I've been clearing my head out back in the gullies, chasing the dog. The sphagnum mosses are full of frost flowers, and you sink down ankle-deep where blooming crystals have lifted the carpet of leaves. Low-angled sunlight pours yellow through the open trees, and the marshes are frozen firm. Serpentine watercourses through drowned alders and maples and willows are marbled with swirls of white and black ice. Like sliding across a chocolate cake. Fern fruits and winter berries. I climb and follow a ridge down to the riverbank, where I can admire the ice music, and look across at town hill. The new sand mountain at the old mill, the hidden side of the old Coomb's School, and the Hall glinting its onion in the cerulean blue.

The selectmen have gone ahead and filed for a grant to eviscerate the Hall, and I continued to stir that pot. At Peggy's direction I composed a clutch of "alternate designs for an addition by the Town Uglification Committee," circulated them in town, and passed them along to the Times Record, which published three, to some local amusement. We're thinking of putting penny jars out so townspeople can vote for their favorite. Your votes would be appreciated.

In light of Peggy's sudden confrontation with uterine cancer, and her hysterectomy, the concern she showed for the Hall seems rather symbolic. The satirical facades she proposed could be emblems of abdominal surgery. I never thought of architectural renovation as life threatening before. Or curative.

From across the river it will hardly matter what they do to the Hall. Now there's a cawing overhead.

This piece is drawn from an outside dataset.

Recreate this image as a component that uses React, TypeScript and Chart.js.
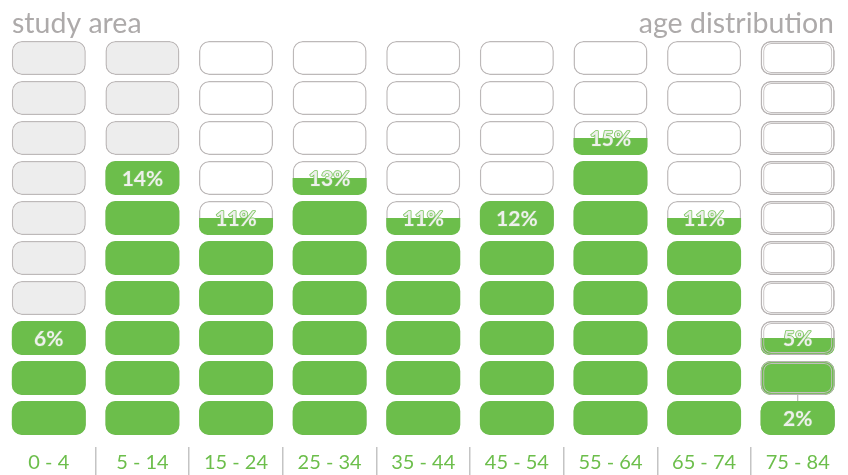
import React, { useEffect, useRef } from 'react';
import { Chart, registerables } from 'chart.js';

Chart.register(...registerables);

// ---- data ----
const categories = ['0 - 4', '5 - 14', '15 - 24', '25 - 34', '35 - 44', '45 - 54', '55 - 64', '65 - 74', '75 - 84'];
const shareValues = [6, 14, 11, 13, 11, 12, 15, 11, 5];
const subShareValues = [null, null, null, null, null, null, null, null, 2];
const titleLeft = 'study area';
const titleRight = 'age distribution';

// ---- style ----
const ROWS = 10;
const STEP = 2; // percent per cell
const GAP = 0.15;
const GREEN = '#6cbe4b';
const CELL_BORDER = '#bdb9b9';
const shadedColumns = [0, 1];
const doubleOutlineColumns = [8];
const BAR = 74 / 93.6;
const BAR_INNER = 69 / 93.6;
const RADIUS = 10;

const cellLo = (r: number) => r * STEP + GAP;
const cellHi = (r: number) => r * STEP + STEP - GAP;

const common = { grouped: false, categoryPercentage: 1, borderSkipped: false as const };

function buildDatasets() {
  const ds: any[] = [];
  for (let r = 0; r < ROWS; r++) {
    ds.push({
      ...common,
      label: 'cell' + r,
      data: categories.map(() => [cellLo(r), cellHi(r)]),
      backgroundColor: categories.map((_, i) => (shadedColumns.includes(i) ? '#ededed' : '#ffffff')),
      borderColor: CELL_BORDER,
      borderWidth: 1.5,
      borderRadius: RADIUS,
      barPercentage: BAR,
      order: 6,
    });
    ds.push({
      ...common,
      label: 'fill' + r,
      data: shareValues.map((v) => (v > cellLo(r) ? [cellLo(r), Math.min(v, cellHi(r))] : null)),
      backgroundColor: GREEN,
      borderWidth: 0,
      borderRadius: (c: any) => {
        const v = shareValues[c.dataIndex];
        return v >= cellHi(r)
          ? RADIUS
          : { topLeft: 0, topRight: 0, bottomLeft: RADIUS, bottomRight: RADIUS };
      },
      barPercentage: BAR,
      order: 5,
    });
    ds.push({
      ...common,
      label: 'outlineOuter' + r,
      data: categories.map((_, i) => (doubleOutlineColumns.includes(i) ? [cellLo(r), cellHi(r)] : null)),
      backgroundColor: 'rgba(0,0,0,0)',
      borderColor: '#b8b4b4',
      borderWidth: 1.3,
      borderRadius: RADIUS,
      barPercentage: BAR,
      order: 3,
    });
    ds.push({
      ...common,
      label: 'outlineInner' + r,
      data: categories.map((_, i) => (doubleOutlineColumns.includes(i) ? [cellLo(r) + 0.1, cellHi(r) - 0.1] : null)),
      backgroundColor: 'rgba(0,0,0,0)',
      borderColor: '#c2bebe',
      borderWidth: 1,
      borderRadius: 8,
      barPercentage: BAR_INNER,
      order: 3,
    });
    if (subShareValues.some((v) => v != null && v > cellLo(r))) {
      ds.push({
        ...common,
        label: 'sub' + r,
        data: subShareValues.map((v) => (v != null && v > cellLo(r) ? [cellLo(r), Math.min(v, cellHi(r))] : null)),
        backgroundColor: GREEN,
        borderWidth: 0,
        borderRadius: RADIUS,
        barPercentage: BAR,
        order: 1,
      });
    }
  }
  ds.push({
    ...common,
    label: 'connector',
    data: subShareValues.map((v) => (v != null ? [v - GAP, v + GAP] : null)),
    backgroundColor: CELL_BORDER,
    borderWidth: 0,
    barPercentage: 0.013,
    order: 2,
  });
  return ds;
}

const labelPlugin = {
  id: 'cellLabels',
  afterDatasetsDraw(chart: any) {
    const { ctx, scales } = chart;
    const x = scales.x;
    const y = scales.y;
    ctx.save();
    ctx.font = 'bold 21px Lato';
    ctx.textAlign = 'center';
    ctx.textBaseline = 'middle';
    ctx.lineJoin = 'round';
    const draw = (v: number | null, i: number) => {
      if (v == null) return;
      const row = Math.ceil(v / STEP) - 1;
      const yc = y.getPixelForValue(row * STEP + STEP / 2) + 1;
      const xc = x.getPixelForValue(i);
      const t = v + '%';
      ctx.strokeStyle = '#78c45a';
      ctx.lineWidth = 1.6;
      ctx.strokeText(t, xc, yc);
      ctx.fillStyle = '#eef0ec';
      ctx.fillText(t, xc, yc);
    };
    shareValues.forEach(draw);
    subShareValues.forEach(draw);

    ctx.font = '28.5px Lato';
    ctx.fillStyle = '#adaaaa';
    ctx.textBaseline = 'alphabetic';
    ctx.textAlign = 'left';
    ctx.fillText(titleLeft, 12, 32.5);
    ctx.textAlign = 'right';
    ctx.fillText(titleRight, 834, 32.5);
    ctx.restore();
  },
};

export default function App() {
  const ref = useRef<HTMLCanvasElement | null>(null);
  useEffect(() => {
    document.body.style.margin = '0';
    if (!ref.current) return;
    const chart = new Chart(ref.current, {
      type: 'bar',
      data: { labels: categories, datasets: buildDatasets() },
      options: {
        responsive: false,
        animation: false,
        layout: { padding: { top: 38, left: 2, right: 3.5, bottom: 0 } },
        plugins: { legend: { display: false }, tooltip: { enabled: false }, title: { display: false } },
        scales: {
          x: {
            type: 'category',
            offset: true,
            border: { display: false },
            grid: {
              display: true,
              offset: true,
              drawOnChartArea: false,
              drawTicks: true,
              tickLength: -28,
              lineWidth: 1.5,
              color: (c: any) => (c.type !== 'tick' || c.index === 0 ? 'rgba(0,0,0,0)' : '#c4c4c4'),
            },
            ticks: {
              color: GREEN,
              font: { family: 'Lato', size: 20 },
              mirror: true,
              padding: 0,
              maxRotation: 0,
              autoSkip: false,
            },
          },
          y: {
            display: false,
            min: -1.85,
            max: 20,
          },
        },
      },
      plugins: [labelPlugin],
    });
    (document as any).fonts?.ready?.then(() => chart.update());
    return () => chart.destroy();
  }, []);
  return <canvas ref={ref} width={848} height={475} style={{ display: 'block' }} />;
}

Through the hemlocks I see a crow harrying an owl. Wonder what that means.

And as for messages: when we brought Peggy home from the hospital we discovered that someone had broken off one of the ravens out front, leaving pieces of leg still frozen in the lawn, and carried the trophy away. Simple theft? The start of an new prank? Lawn Wars Redux? One thing sure: I wouldn't want to have that sort of purloined luck. It does strike me strange that the dark images are the ones that get lifted. The piece stolen from me at the Maine Festival our last year there was a cold crone figure. The Northeast Wind. They can take all the bad luck they want.

An adult bald is beating upriver. The dog ventures down the bank.

"No, CC. Stay off that ice. Not yet."


Yule Truck
We're especially grateful it isn't time yet, in this house. Or that it's time for new beginnings. Peggy is a new Solstice Crone. Initiated at the return of the light, under a new moon. Once she's rested, I have the feeling I'm going to have to run to keep up. Looks like a happy New Year.